• [WRITTEN REQUEST]
Only the lines from the start of the data to the line containing "(amb2) at (440,67.5)", both included, should be output, exactly and without pictures.

• [DATA EXTRACT]
++++++++++++++++++++
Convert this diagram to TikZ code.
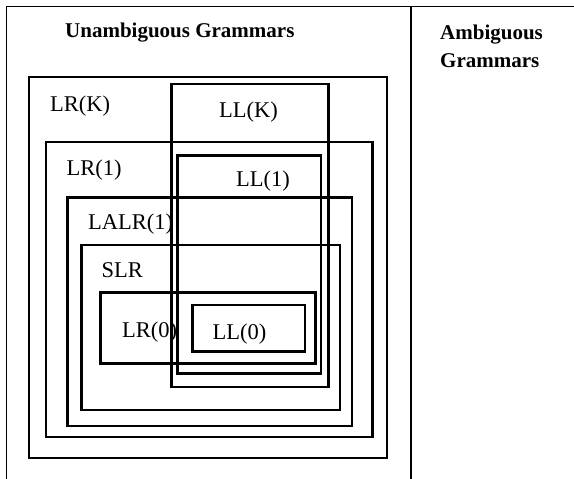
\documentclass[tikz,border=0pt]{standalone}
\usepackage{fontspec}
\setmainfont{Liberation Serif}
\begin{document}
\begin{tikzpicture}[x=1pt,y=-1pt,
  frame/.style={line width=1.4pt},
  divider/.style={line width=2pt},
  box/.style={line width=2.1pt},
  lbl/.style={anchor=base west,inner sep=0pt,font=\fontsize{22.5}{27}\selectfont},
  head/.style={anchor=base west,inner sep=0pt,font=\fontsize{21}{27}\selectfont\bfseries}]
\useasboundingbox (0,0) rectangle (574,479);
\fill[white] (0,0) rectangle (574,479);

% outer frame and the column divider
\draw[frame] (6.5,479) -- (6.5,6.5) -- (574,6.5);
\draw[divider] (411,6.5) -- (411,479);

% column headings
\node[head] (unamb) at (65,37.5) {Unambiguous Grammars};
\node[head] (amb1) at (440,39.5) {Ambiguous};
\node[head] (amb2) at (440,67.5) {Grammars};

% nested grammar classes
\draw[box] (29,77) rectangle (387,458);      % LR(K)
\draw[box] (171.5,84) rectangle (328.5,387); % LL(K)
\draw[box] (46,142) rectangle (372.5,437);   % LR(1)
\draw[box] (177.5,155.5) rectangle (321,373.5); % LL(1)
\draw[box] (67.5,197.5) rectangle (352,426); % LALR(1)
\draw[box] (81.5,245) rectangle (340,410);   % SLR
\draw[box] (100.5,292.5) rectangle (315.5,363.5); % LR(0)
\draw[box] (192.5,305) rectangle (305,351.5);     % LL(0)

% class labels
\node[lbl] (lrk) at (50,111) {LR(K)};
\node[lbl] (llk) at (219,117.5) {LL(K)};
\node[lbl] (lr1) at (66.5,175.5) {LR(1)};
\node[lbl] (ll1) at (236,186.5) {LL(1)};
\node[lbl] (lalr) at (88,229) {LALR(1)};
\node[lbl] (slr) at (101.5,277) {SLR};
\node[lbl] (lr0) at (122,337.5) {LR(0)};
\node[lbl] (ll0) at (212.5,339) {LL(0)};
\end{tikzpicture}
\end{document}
++++++++++++++++++++
• [EXERCISE SOLUTION]
Convert this diagram to TikZ code.
\documentclass[tikz,border=0pt]{standalone}
\usepackage{fontspec}
\setmainfont{Liberation Serif}
\begin{document}
\begin{tikzpicture}[x=1pt,y=-1pt,
  frame/.style={line width=1.4pt},
  divider/.style={line width=2pt},
  box/.style={line width=2.1pt},
  lbl/.style={anchor=base west,inner sep=0pt,font=\fontsize{22.5}{27}\selectfont},
  head/.style={anchor=base west,inner sep=0pt,font=\fontsize{21}{27}\selectfont\bfseries}]
\useasboundingbox (0,0) rectangle (574,479);
\fill[white] (0,0) rectangle (574,479);

% outer frame and the column divider
\draw[frame] (6.5,479) -- (6.5,6.5) -- (574,6.5);
\draw[divider] (411,6.5) -- (411,479);

% column headings
\node[head] (unamb) at (65,37.5) {Unambiguous Grammars};
\node[head] (amb1) at (440,39.5) {Ambiguous};
\node[head] (amb2) at (440,67.5) {Grammars};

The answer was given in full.